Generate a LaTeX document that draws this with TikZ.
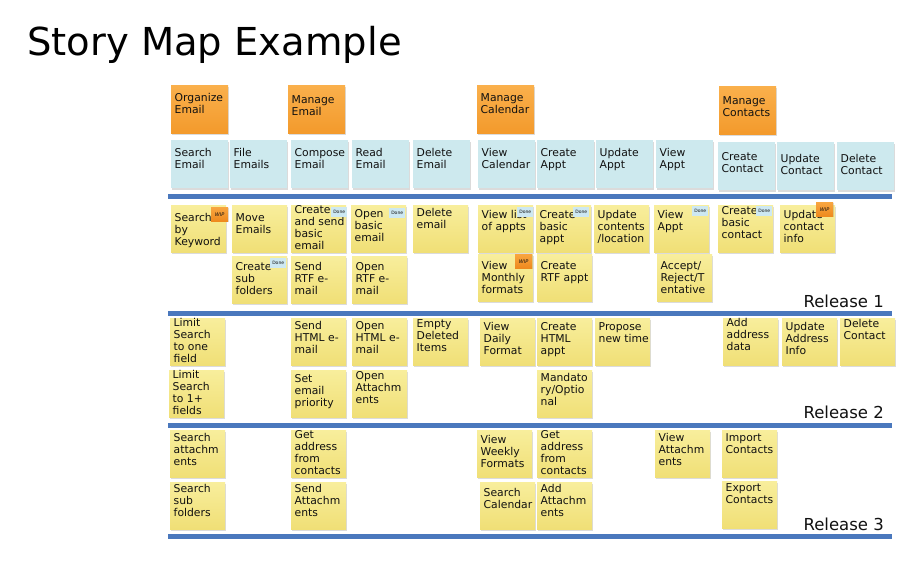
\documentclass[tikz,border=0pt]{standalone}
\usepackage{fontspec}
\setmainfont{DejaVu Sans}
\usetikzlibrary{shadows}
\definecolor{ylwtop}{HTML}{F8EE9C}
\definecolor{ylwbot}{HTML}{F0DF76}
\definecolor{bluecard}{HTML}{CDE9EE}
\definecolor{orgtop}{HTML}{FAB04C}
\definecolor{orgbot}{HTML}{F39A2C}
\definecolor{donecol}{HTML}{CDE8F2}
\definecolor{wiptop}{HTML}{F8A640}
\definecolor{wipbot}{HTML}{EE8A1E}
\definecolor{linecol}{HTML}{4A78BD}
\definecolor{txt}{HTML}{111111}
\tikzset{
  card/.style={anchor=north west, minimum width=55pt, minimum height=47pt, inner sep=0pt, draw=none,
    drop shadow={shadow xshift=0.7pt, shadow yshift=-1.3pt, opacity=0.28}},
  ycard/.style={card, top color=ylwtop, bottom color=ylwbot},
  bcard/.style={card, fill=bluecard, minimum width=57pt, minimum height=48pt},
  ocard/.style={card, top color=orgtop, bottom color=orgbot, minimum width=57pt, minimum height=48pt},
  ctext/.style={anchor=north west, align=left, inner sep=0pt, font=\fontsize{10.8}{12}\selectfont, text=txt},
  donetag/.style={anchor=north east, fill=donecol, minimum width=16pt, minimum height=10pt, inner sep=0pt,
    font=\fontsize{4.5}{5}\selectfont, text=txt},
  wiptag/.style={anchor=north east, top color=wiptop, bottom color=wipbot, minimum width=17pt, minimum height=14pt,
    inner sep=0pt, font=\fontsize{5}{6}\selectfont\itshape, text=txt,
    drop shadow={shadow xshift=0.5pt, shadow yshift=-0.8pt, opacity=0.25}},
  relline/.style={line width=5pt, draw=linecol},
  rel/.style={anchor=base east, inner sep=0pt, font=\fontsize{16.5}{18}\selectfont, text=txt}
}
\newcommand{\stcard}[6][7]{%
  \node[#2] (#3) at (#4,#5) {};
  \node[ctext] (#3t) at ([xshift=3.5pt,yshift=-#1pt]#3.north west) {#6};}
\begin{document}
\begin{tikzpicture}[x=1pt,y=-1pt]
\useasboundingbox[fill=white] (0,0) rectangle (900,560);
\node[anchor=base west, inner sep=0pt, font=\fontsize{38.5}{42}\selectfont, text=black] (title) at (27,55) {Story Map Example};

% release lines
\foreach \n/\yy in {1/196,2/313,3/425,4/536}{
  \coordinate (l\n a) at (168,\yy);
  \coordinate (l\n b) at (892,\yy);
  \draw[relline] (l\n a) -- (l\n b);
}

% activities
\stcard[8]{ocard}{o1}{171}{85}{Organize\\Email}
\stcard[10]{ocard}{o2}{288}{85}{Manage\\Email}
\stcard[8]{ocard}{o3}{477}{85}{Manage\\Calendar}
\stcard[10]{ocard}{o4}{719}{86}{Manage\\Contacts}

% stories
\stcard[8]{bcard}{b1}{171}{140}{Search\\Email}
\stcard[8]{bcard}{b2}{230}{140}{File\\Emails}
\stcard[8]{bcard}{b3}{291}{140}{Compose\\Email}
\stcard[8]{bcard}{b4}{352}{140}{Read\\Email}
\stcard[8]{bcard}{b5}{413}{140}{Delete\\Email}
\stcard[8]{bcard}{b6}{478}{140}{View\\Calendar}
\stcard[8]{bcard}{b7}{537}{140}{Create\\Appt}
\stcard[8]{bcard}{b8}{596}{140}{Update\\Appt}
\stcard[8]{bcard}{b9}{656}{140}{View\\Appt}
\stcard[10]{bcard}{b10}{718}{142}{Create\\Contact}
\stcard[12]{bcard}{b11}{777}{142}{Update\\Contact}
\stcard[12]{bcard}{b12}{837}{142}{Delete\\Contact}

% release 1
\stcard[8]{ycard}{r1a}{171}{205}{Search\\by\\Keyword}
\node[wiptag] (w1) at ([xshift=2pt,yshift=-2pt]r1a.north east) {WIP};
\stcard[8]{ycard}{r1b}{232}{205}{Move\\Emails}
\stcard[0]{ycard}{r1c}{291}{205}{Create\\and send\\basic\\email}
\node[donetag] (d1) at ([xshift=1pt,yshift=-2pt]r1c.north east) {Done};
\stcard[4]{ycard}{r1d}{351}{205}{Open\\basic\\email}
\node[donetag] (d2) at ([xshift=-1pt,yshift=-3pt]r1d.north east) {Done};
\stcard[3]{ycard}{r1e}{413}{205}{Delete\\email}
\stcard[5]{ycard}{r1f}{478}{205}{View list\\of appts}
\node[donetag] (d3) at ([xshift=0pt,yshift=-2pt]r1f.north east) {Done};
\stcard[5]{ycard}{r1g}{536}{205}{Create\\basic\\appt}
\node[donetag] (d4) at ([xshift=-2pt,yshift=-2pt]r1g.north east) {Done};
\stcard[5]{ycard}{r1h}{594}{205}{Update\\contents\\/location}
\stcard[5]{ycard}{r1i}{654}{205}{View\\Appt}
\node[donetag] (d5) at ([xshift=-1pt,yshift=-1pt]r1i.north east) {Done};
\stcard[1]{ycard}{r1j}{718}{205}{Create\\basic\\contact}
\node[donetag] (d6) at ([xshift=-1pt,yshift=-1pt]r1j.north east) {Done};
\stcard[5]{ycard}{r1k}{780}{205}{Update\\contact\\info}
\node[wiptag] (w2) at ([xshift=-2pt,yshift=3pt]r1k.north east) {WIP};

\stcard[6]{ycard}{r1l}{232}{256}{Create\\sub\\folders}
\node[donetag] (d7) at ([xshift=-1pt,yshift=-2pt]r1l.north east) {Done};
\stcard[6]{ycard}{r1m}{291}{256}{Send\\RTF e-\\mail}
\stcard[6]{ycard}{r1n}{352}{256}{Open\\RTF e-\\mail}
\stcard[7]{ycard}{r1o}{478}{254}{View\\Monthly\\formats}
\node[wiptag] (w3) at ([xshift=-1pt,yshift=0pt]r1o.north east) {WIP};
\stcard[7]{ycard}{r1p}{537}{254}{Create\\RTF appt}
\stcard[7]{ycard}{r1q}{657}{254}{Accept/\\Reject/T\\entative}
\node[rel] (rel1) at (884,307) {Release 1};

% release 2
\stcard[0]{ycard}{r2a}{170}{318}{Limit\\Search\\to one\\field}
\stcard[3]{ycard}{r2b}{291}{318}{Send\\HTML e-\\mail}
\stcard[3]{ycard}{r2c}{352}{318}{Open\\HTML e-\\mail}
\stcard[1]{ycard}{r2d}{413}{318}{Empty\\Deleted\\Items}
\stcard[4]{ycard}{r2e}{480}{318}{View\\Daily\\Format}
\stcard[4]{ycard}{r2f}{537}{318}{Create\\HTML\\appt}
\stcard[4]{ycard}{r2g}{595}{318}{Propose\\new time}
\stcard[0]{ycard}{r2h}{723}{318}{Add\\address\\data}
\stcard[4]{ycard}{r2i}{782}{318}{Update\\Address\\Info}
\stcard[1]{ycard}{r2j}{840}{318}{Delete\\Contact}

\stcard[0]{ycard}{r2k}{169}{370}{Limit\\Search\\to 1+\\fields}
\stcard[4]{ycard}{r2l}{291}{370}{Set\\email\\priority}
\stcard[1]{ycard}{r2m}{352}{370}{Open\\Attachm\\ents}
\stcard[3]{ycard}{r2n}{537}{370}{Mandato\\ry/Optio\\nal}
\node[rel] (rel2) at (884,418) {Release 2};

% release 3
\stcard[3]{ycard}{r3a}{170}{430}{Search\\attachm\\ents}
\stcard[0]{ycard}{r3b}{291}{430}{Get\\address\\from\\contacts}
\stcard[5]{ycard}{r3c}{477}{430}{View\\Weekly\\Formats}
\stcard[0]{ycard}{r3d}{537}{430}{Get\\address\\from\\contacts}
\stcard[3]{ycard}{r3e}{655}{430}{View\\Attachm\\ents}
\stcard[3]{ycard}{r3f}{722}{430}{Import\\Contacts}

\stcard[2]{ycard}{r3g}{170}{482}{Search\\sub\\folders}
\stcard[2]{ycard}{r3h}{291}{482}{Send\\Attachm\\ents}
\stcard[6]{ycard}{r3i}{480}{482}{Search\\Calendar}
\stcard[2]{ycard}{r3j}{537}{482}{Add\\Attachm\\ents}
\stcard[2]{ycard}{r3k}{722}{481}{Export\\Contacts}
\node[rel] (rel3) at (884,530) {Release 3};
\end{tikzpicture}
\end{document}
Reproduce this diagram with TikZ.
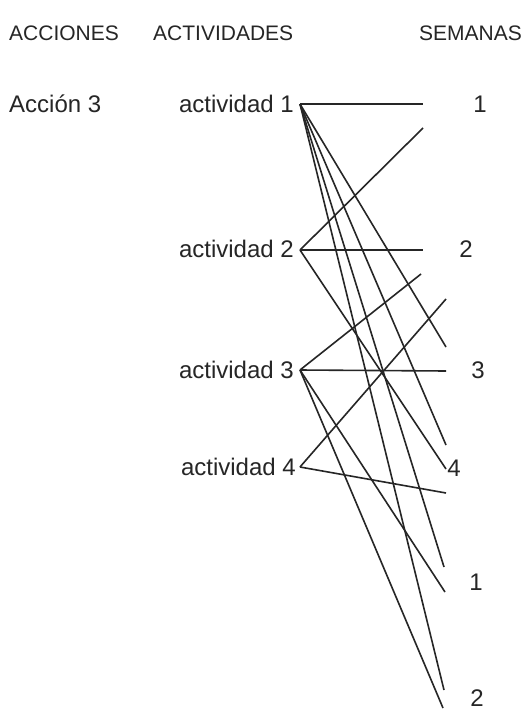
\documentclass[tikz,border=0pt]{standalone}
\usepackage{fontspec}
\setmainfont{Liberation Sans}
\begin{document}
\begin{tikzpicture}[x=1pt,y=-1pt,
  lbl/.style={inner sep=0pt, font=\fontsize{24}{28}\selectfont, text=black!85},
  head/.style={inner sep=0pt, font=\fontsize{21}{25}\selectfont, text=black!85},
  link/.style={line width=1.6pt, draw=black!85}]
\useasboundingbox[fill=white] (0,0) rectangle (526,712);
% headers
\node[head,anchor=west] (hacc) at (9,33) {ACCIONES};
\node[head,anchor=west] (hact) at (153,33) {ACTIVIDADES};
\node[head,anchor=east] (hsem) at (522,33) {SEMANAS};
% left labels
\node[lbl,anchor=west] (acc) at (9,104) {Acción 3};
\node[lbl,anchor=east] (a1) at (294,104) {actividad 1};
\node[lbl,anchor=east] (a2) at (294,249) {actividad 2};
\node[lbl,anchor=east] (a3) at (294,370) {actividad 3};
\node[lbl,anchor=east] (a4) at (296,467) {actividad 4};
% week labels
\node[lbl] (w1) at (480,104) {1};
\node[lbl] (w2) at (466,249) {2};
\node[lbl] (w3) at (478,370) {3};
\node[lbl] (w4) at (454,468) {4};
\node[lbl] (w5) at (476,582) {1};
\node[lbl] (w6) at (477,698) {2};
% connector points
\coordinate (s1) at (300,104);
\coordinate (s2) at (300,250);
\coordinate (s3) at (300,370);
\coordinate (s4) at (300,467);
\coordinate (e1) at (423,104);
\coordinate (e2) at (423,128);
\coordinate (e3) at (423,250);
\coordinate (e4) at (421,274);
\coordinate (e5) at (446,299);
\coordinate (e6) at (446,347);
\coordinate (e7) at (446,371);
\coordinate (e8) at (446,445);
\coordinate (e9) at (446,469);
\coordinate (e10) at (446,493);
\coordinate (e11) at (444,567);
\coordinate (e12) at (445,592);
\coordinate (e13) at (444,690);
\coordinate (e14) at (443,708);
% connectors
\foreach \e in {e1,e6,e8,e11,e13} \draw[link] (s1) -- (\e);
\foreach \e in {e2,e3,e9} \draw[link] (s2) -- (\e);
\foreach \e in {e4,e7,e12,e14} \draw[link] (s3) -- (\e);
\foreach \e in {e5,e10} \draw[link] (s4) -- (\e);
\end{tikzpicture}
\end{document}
________________
## Instruction
Of the lines above, how many contain the string "this"? Only the number is required.

## Task solution
2